Next stop: Pittsburgh Steelers
Football player Tyler Matakevich has been drafted into the National Football League.
A week before Commencement, while most Temple students were in the midst of final exams, Tyler Matakevich, EDU ’15, and a handful of other members of the graduating class were on a different and more public path to their next stop.
After years of sacrifice and striving to balance the demands of succeeding as a student and an athlete, the most decorated Temple football player in university history was waiting with friends and family in his home state of Connecticut to hear if his name would get called in the 2016 NFL draft.
It was a long wait. As analysts predicted, he wasn’t picked in the first round last Thursday. Nor was he picked in the second or third round on Friday.
“I just want to hear my name called,” Matakevich said before the draft. “That’s been my dream since I was a little kid and I didn’t ever think I’d come this close to it actually being a possibility.”

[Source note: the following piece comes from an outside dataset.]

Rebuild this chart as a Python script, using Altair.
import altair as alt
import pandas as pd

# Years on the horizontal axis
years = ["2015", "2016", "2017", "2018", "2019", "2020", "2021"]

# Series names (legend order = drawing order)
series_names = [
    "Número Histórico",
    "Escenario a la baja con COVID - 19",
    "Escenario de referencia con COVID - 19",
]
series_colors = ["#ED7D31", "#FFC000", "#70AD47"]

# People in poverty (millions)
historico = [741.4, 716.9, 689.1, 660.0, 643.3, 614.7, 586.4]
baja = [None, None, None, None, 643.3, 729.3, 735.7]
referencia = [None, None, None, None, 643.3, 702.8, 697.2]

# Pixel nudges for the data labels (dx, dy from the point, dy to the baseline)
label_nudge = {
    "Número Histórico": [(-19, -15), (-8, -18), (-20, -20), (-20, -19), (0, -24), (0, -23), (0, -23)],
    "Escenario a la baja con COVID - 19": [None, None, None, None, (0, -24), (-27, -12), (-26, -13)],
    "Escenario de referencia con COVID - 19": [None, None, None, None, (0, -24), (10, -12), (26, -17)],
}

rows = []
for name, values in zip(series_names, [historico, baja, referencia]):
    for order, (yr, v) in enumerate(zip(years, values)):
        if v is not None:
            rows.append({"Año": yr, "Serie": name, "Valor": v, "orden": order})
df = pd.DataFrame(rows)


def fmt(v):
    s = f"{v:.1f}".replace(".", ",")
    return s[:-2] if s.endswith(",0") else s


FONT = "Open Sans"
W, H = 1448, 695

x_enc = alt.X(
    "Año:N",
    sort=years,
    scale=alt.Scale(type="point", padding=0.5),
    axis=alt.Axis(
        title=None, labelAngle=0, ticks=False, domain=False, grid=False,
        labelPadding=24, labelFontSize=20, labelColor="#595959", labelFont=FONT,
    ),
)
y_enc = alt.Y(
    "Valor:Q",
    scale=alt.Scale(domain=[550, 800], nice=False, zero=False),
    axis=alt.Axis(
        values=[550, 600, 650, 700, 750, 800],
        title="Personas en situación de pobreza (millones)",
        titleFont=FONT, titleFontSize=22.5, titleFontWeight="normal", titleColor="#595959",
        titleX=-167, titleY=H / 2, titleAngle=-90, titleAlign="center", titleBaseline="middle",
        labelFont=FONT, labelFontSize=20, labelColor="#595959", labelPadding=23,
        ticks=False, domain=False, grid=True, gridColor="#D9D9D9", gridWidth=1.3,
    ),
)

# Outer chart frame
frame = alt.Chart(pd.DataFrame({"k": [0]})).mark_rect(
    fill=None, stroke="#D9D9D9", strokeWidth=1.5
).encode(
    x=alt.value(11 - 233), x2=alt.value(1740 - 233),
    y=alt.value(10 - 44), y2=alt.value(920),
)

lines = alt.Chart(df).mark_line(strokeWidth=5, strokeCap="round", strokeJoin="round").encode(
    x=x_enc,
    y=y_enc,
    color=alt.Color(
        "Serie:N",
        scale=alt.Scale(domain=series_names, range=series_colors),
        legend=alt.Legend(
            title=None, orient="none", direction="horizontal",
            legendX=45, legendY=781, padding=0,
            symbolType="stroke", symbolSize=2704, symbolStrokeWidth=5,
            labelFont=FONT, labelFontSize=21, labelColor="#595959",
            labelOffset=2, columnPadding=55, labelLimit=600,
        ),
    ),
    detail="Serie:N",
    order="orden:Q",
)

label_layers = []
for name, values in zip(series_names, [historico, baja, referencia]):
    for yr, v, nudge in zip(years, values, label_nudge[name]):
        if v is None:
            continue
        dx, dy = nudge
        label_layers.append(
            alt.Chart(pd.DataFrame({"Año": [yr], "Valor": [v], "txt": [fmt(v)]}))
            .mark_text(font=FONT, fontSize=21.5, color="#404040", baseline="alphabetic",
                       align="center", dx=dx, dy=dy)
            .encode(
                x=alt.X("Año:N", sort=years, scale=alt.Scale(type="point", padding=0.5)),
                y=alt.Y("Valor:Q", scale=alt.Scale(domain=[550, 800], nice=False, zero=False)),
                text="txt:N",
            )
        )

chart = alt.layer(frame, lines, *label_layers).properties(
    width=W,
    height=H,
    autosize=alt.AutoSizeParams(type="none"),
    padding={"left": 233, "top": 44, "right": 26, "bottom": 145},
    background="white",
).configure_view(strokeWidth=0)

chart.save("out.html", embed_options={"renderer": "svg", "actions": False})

“I told [Tomlin] ‘This is the best decision you ever made,’” an emotional Matakevich told The Hartford Courant over the shouts of his family.

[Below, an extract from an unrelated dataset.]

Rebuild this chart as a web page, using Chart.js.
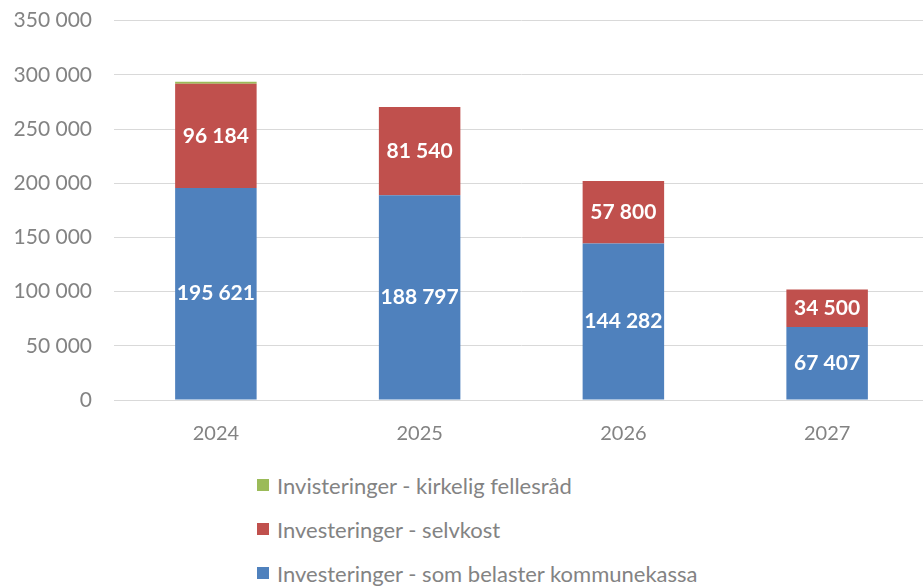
<!DOCTYPE html>
<html>
<head>
<meta charset="utf-8">
<script src="https://cdn.jsdelivr.net/npm/chart.js@4/dist/chart.umd.min.js"></script>
<style>
  html, body { margin: 0; padding: 0; background: #fff; overflow: hidden; }
  #wrap { position: relative; width: 923px; height: 586px; overflow: hidden; }
  #box { position: absolute; left: 0; top: -14px; width: 929px; height: 466px; }
  #legend { position: absolute; left: 257px; top: 463px; font-family: Lato, "Open Sans", sans-serif;
            font-size: 22px; color: #838383; }
  #legend div { height: 44px; display: flex; align-items: center; white-space: nowrap; }
  #legend span.sw { display: inline-block; width: 12px; height: 12px; margin-right: 8px; }
</style>
</head>
<body>
<div id="wrap">
  <div id="box"><canvas id="c"></canvas></div>
  <div id="legend"></div>
</div>
<script>
// values in thousand kroner
const years = ['2024', '2025', '2026', '2027'];
const kommunekassa = [195621, 188797, 144282, 67407];
const selvkost = [96184, 81540, 57800, 34500];
const kirkelig = [1800, 0, 0, 0];

const seriesNames = [
  'Investeringer - som belaster kommunekassa',
  'Investeringer - selvkost',
  'Invisteringer - kirkelig fellesråd',
];
const colors = ['#4f81bd', '#c0504d', '#9bbb59'];

const fmt = (v) => String(Math.round(v)).replace(/\B(?=(\d{3})+(?!\d))/g, ' ');
const FONT = 'Lato, "Open Sans", sans-serif';

// white numbers in the middle of the blue and red blocks
const segmentLabels = {
  id: 'segmentLabels',
  afterDatasetsDraw(chart) {
    const ctx = chart.ctx;
    ctx.save();
    ctx.fillStyle = '#ffffff';
    ctx.font = 'bold 21px ' + FONT;
    ctx.textAlign = 'center';
    ctx.textBaseline = 'middle';
    [0, 1].forEach((di) => {
      const meta = chart.getDatasetMeta(di);
      meta.data.forEach((bar, i) => {
        const v = chart.data.datasets[di].data[i];
        if (!v) return;
        ctx.fillText(fmt(v), bar.x, (bar.y + bar.base) / 2);
      });
    });
    ctx.restore();
  },
};

const datasets = [kommunekassa, selvkost, kirkelig].map((data, i) => ({
  label: seriesNames[i],
  data,
  backgroundColor: colors[i],
  borderWidth: 0,
  barPercentage: 0.4,
  categoryPercentage: 1,
}));

new Chart(document.getElementById('c'), {
  type: 'bar',
  data: { labels: years, datasets },
  plugins: [segmentLabels],
  options: {
    responsive: true,
    maintainAspectRatio: false,
    animation: false,
    layout: { padding: { top: 8, right: 0, left: 0, bottom: 0 } },
    plugins: { legend: { display: false }, tooltip: { enabled: false } },
    scales: {
      x: {
        stacked: true,
        grid: { display: false },
        border: { color: '#d9d9d9', width: 1 },
        ticks: { color: '#838383', font: { family: FONT, size: 20 }, padding: 14 },
        afterFit(s) { s.height = 52; },
      },
      y: {
        stacked: true,
        min: 0,
        max: 350000,
        ticks: {
          stepSize: 50000,
          color: '#838383',
          font: { family: FONT, size: 21 },
          padding: 22,
          callback: (v) => fmt(v),
        },
        grid: { color: '#d9d9d9', drawTicks: false },
        border: { display: false },
        afterFit(s) { s.width = 114; },
      },
    },
  },
});

const legend = document.getElementById('legend');
[2, 1, 0].forEach((i) => {
  const row = document.createElement('div');
  row.innerHTML = '<span class="sw" style="background:' + colors[i] + '"></span>' + seriesNames[i];
  legend.appendChild(row);
});
</script>
</body>
</html>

His now-former coach, Temple’s Matt Rhule, agrees.
“Tyler is a special player,” Rhule said. “He will play in the NFL for many years and will make the Steelers very happy. He gets credit for being a play-maker and being very instinctual, but what people don’t see is that he spends a lot of time studying film.”
By the end of the night, three undrafted Owls signed rookie free-agent contracts: Robby Anderson with the New York Jets; Kyle Friend, FOX ’15, also with the New York Jets; and Brandon Shippen, CLA ’15, with the Miami Dolphins. Published reports indicate that three more have earned minicamp tryouts: Shahbaz Ahmed, CLA ’15, with the Atlanta Falcons; Hershey Walton, SMC ’14, with the Seattle Seahawks; and Alex Wells with the New York Jets. They join the 10 Temple alumni who were already on NFL rosters before the draft.

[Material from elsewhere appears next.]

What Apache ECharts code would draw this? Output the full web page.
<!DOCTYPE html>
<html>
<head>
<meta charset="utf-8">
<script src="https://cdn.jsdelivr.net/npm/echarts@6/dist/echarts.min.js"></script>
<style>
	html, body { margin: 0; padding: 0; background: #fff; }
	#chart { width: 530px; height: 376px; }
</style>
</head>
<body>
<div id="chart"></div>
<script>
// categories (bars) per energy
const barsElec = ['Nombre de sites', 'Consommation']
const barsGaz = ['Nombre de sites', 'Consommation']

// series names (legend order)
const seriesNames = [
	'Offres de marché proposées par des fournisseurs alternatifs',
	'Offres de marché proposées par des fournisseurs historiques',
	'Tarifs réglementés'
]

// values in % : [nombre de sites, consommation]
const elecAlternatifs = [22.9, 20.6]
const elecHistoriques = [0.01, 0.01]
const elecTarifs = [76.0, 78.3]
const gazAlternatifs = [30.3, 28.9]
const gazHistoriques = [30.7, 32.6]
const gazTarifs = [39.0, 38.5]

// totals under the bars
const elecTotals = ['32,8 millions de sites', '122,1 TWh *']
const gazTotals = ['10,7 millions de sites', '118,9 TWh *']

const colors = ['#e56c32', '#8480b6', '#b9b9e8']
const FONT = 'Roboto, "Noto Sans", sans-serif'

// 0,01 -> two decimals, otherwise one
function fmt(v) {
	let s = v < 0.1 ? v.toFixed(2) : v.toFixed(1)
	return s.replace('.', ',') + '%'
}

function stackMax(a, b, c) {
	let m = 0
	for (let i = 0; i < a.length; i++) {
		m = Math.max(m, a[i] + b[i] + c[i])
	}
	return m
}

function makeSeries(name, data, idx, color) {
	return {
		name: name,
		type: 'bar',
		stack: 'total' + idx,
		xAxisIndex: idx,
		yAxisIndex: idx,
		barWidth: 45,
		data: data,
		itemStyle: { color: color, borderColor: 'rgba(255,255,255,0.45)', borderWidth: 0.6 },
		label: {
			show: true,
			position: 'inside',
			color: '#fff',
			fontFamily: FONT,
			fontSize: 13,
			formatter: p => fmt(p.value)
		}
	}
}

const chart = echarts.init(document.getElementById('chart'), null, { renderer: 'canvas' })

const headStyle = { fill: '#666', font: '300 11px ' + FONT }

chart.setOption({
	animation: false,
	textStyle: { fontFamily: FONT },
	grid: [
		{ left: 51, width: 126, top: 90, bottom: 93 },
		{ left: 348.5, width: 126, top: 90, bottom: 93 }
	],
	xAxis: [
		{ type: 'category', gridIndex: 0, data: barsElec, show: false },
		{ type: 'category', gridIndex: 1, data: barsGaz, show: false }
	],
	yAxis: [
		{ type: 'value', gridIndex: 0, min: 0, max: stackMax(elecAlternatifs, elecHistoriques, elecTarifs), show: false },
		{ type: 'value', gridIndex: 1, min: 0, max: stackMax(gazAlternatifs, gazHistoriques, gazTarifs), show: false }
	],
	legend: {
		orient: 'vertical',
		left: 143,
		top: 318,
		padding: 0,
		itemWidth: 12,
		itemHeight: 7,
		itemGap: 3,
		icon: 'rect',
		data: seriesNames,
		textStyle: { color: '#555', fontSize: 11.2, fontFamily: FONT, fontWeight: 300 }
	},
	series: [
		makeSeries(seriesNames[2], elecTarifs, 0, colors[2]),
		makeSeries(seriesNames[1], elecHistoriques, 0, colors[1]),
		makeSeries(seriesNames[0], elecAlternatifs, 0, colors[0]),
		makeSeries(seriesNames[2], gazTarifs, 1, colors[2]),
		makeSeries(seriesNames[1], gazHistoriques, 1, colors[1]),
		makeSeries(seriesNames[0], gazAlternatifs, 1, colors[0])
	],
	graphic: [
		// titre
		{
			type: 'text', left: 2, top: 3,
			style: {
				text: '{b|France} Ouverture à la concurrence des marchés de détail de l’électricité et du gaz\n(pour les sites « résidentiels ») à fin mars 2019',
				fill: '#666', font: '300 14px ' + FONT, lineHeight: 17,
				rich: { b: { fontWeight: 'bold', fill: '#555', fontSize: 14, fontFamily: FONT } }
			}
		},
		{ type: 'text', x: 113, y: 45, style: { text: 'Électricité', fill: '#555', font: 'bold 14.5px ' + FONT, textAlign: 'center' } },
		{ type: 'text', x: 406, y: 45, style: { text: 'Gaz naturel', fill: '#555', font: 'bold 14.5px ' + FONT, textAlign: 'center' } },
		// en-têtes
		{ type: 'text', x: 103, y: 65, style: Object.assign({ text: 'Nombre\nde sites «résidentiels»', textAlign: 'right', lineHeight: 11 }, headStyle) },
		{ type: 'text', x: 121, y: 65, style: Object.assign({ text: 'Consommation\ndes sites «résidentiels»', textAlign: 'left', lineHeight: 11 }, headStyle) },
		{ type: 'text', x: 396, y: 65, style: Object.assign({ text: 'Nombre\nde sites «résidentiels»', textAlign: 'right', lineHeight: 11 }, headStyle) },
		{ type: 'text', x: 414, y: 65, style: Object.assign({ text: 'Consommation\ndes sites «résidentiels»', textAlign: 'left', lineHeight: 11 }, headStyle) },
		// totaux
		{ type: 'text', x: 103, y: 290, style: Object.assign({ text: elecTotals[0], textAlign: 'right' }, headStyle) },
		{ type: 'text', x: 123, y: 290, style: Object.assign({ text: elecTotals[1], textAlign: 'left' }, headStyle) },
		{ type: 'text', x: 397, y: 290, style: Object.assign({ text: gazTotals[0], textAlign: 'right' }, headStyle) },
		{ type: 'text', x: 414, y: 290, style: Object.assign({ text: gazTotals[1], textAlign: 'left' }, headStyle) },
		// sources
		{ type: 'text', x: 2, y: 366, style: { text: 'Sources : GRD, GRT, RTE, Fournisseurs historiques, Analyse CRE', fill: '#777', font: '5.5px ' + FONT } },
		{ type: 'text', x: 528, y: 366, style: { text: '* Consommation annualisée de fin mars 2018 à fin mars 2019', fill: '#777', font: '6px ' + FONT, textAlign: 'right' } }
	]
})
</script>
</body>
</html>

The three draft selections tied Temple’s all-time high for players drafted in one year, capping a year of broken records both on and off the field for the seniors, almost all of whom have earned their degrees. Two weeks ago, when the NCAA released its annual Academic Progress Rate report, Temple football became one of only two programs in the nation (the other being Purdue University) never to post an annual Academic Progress Rate decline since the metric was formulated more than a decade ago.